*Collected material*:
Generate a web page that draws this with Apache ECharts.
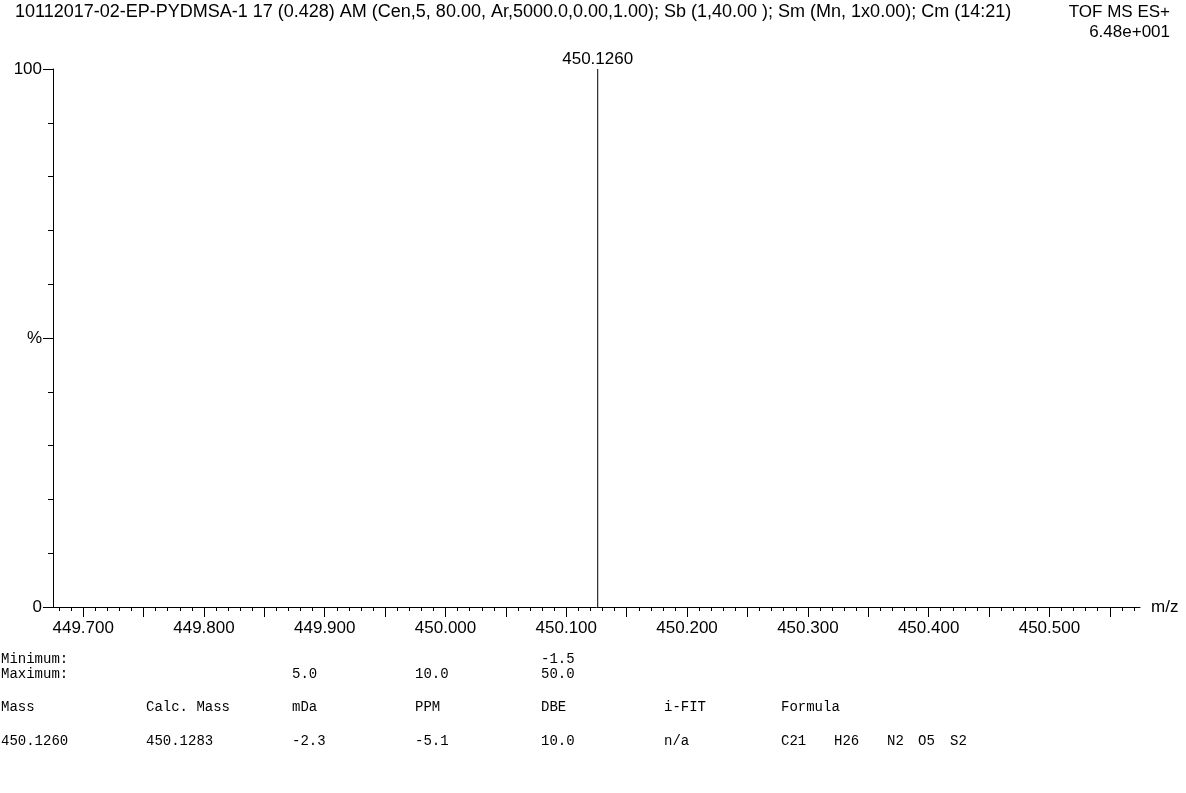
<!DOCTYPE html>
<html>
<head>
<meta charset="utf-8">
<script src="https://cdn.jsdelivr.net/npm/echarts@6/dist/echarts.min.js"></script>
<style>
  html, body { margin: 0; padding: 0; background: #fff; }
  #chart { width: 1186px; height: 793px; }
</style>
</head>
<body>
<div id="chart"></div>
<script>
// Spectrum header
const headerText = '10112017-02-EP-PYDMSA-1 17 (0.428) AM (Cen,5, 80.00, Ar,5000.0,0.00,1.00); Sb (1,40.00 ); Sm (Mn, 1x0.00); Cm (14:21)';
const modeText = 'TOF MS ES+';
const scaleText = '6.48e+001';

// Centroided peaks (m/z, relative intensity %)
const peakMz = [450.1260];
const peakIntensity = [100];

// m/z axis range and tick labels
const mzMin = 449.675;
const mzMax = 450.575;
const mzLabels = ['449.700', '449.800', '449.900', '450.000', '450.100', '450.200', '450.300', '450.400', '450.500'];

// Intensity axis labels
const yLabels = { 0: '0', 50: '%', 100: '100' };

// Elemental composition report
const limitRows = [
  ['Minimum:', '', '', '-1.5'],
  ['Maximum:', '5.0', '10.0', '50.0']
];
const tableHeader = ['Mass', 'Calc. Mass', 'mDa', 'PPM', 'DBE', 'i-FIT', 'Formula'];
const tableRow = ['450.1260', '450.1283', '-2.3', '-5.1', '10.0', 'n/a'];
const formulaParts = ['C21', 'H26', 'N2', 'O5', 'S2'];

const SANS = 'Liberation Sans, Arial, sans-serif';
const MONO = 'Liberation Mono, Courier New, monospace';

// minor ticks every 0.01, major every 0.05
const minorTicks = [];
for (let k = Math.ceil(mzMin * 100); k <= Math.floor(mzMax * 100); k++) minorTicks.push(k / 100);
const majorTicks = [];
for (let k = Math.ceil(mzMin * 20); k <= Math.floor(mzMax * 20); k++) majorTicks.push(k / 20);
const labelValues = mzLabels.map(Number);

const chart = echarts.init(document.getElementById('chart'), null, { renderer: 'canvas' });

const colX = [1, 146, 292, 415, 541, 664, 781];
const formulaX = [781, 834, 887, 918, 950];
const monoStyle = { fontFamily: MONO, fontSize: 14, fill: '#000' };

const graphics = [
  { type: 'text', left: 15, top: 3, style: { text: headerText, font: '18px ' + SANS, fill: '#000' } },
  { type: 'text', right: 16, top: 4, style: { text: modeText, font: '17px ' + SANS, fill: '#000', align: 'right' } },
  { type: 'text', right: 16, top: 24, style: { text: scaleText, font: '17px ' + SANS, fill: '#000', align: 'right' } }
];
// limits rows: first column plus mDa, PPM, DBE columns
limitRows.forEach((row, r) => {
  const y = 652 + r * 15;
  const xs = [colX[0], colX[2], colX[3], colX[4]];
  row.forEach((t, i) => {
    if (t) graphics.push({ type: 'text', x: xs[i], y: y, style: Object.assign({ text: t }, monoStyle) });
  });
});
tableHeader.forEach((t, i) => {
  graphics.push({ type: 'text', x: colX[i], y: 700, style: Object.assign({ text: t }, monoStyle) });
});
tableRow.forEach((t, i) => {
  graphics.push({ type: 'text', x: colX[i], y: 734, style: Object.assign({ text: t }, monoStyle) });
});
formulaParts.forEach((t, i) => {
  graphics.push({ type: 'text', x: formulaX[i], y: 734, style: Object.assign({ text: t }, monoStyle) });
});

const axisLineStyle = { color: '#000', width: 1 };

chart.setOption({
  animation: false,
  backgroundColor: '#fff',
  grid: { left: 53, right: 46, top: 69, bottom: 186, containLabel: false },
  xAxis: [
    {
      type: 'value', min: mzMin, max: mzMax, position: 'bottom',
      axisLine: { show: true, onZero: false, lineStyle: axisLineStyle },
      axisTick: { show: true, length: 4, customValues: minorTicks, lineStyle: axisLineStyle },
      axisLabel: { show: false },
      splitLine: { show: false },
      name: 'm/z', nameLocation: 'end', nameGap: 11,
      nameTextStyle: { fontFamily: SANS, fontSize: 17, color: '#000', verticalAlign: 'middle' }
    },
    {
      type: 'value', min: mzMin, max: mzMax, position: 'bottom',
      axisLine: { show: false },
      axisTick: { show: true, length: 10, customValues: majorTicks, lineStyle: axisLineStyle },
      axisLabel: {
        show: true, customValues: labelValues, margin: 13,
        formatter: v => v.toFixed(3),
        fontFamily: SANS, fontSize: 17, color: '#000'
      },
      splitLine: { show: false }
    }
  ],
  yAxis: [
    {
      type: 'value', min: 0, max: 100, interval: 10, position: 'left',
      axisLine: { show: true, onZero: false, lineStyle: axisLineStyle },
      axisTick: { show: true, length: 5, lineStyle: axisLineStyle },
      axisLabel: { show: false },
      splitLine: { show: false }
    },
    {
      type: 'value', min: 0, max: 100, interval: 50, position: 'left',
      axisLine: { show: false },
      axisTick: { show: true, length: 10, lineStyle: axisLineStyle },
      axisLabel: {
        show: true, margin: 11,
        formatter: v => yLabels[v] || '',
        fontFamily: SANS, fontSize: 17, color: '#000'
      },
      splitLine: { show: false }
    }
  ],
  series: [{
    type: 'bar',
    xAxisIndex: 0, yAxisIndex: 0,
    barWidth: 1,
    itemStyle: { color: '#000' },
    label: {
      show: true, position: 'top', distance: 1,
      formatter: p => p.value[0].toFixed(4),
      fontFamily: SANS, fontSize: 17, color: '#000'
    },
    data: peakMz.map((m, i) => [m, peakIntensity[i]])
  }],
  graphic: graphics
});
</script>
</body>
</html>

*Given task*:
Leave out the pictures and restate everything else word for word.

*Exercise answer*:
Generate a web page that draws this with Apache ECharts.
<!DOCTYPE html>
<html>
<head>
<meta charset="utf-8">
<script src="https://cdn.jsdelivr.net/npm/echarts@6/dist/echarts.min.js"></script>
<style>
  html, body { margin: 0; padding: 0; background: #fff; }
  #chart { width: 1186px; height: 793px; }
</style>
</head>
<body>
<div id="chart"></div>
<script>
// Spectrum header
const headerText = '10112017-02-EP-PYDMSA-1 17 (0.428) AM (Cen,5, 80.00, Ar,5000.0,0.00,1.00); Sb (1,40.00 ); Sm (Mn, 1x0.00); Cm (14:21)';
const modeText = 'TOF MS ES+';
const scaleText = '6.48e+001';

// Centroided peaks (m/z, relative intensity %)
const peakMz = [450.1260];
const peakIntensity = [100];

// m/z axis range and tick labels
const mzMin = 449.675;
const mzMax = 450.575;
const mzLabels = ['449.700', '449.800', '449.900', '450.000', '450.100', '450.200', '450.300', '450.400', '450.500'];

// Intensity axis labels
const yLabels = { 0: '0', 50: '%', 100: '100' };

// Elemental composition report
const limitRows = [
  ['Minimum:', '', '', '-1.5'],
  ['Maximum:', '5.0', '10.0', '50.0']
];
const tableHeader = ['Mass', 'Calc. Mass', 'mDa', 'PPM', 'DBE', 'i-FIT', 'Formula'];
const tableRow = ['450.1260', '450.1283', '-2.3', '-5.1', '10.0', 'n/a'];
const formulaParts = ['C21', 'H26', 'N2', 'O5', 'S2'];

const SANS = 'Liberation Sans, Arial, sans-serif';
const MONO = 'Liberation Mono, Courier New, monospace';

// minor ticks every 0.01, major every 0.05
const minorTicks = [];
for (let k = Math.ceil(mzMin * 100); k <= Math.floor(mzMax * 100); k++) minorTicks.push(k / 100);
const majorTicks = [];
for (let k = Math.ceil(mzMin * 20); k <= Math.floor(mzMax * 20); k++) majorTicks.push(k / 20);
const labelValues = mzLabels.map(Number);

const chart = echarts.init(document.getElementById('chart'), null, { renderer: 'canvas' });

const colX = [1, 146, 292, 415, 541, 664, 781];
const formulaX = [781, 834, 887, 918, 950];
const monoStyle = { fontFamily: MONO, fontSize: 14, fill: '#000' };

const graphics = [
  { type: 'text', left: 15, top: 3, style: { text: headerText, font: '18px ' + SANS, fill: '#000' } },
  { type: 'text', right: 16, top: 4, style: { text: modeText, font: '17px ' + SANS, fill: '#000', align: 'right' } },
  { type: 'text', right: 16, top: 24, style: { text: scaleText, font: '17px ' + SANS, fill: '#000', align: 'right' } }
];
// limits rows: first column plus mDa, PPM, DBE columns
limitRows.forEach((row, r) => {
  const y = 652 + r * 15;
  const xs = [colX[0], colX[2], colX[3], colX[4]];
  row.forEach((t, i) => {
    if (t) graphics.push({ type: 'text', x: xs[i], y: y, style: Object.assign({ text: t }, monoStyle) });
  });
});
tableHeader.forEach((t, i) => {
  graphics.push({ type: 'text', x: colX[i], y: 700, style: Object.assign({ text: t }, monoStyle) });
});
tableRow.forEach((t, i) => {
  graphics.push({ type: 'text', x: colX[i], y: 734, style: Object.assign({ text: t }, monoStyle) });
});
formulaParts.forEach((t, i) => {
  graphics.push({ type: 'text', x: formulaX[i], y: 734, style: Object.assign({ text: t }, monoStyle) });
});

const axisLineStyle = { color: '#000', width: 1 };

chart.setOption({
  animation: false,
  backgroundColor: '#fff',
  grid: { left: 53, right: 46, top: 69, bottom: 186, containLabel: false },
  xAxis: [
    {
      type: 'value', min: mzMin, max: mzMax, position: 'bottom',
      axisLine: { show: true, onZero: false, lineStyle: axisLineStyle },
      axisTick: { show: true, length: 4, customValues: minorTicks, lineStyle: axisLineStyle },
      axisLabel: { show: false },
      splitLine: { show: false },
      name: 'm/z', nameLocation: 'end', nameGap: 11,
      nameTextStyle: { fontFamily: SANS, fontSize: 17, color: '#000', verticalAlign: 'middle' }
    },
    {
      type: 'value', min: mzMin, max: mzMax, position: 'bottom',
      axisLine: { show: false },
      axisTick: { show: true, length: 10, customValues: majorTicks, lineStyle: axisLineStyle },
      axisLabel: {
        show: true, customValues: labelValues, margin: 13,
        formatter: v => v.toFixed(3),
        fontFamily: SANS, fontSize: 17, color: '#000'
      },
      splitLine: { show: false }
    }
  ],
  yAxis: [
    {
      type: 'value', min: 0, max: 100, interval: 10, position: 'left',
      axisLine: { show: true, onZero: false, lineStyle: axisLineStyle },
      axisTick: { show: true, length: 5, lineStyle: axisLineStyle },
      axisLabel: { show: false },
      splitLine: { show: false }
    },
    {
      type: 'value', min: 0, max: 100, interval: 50, position: 'left',
      axisLine: { show: false },
      axisTick: { show: true, length: 10, lineStyle: axisLineStyle },
      axisLabel: {
        show: true, margin: 11,
        formatter: v => yLabels[v] || '',
        fontFamily: SANS, fontSize: 17, color: '#000'
      },
      splitLine: { show: false }
    }
  ],
  series: [{
    type: 'bar',
    xAxisIndex: 0, yAxisIndex: 0,
    barWidth: 1,
    itemStyle: { color: '#000' },
    label: {
      show: true, position: 'top', distance: 1,
      formatter: p => p.value[0].toFixed(4),
      fontFamily: SANS, fontSize: 17, color: '#000'
    },
    data: peakMz.map((m, i) => [m, peakIntensity[i]])
  }],
  graphic: graphics
});
</script>
</body>
</html>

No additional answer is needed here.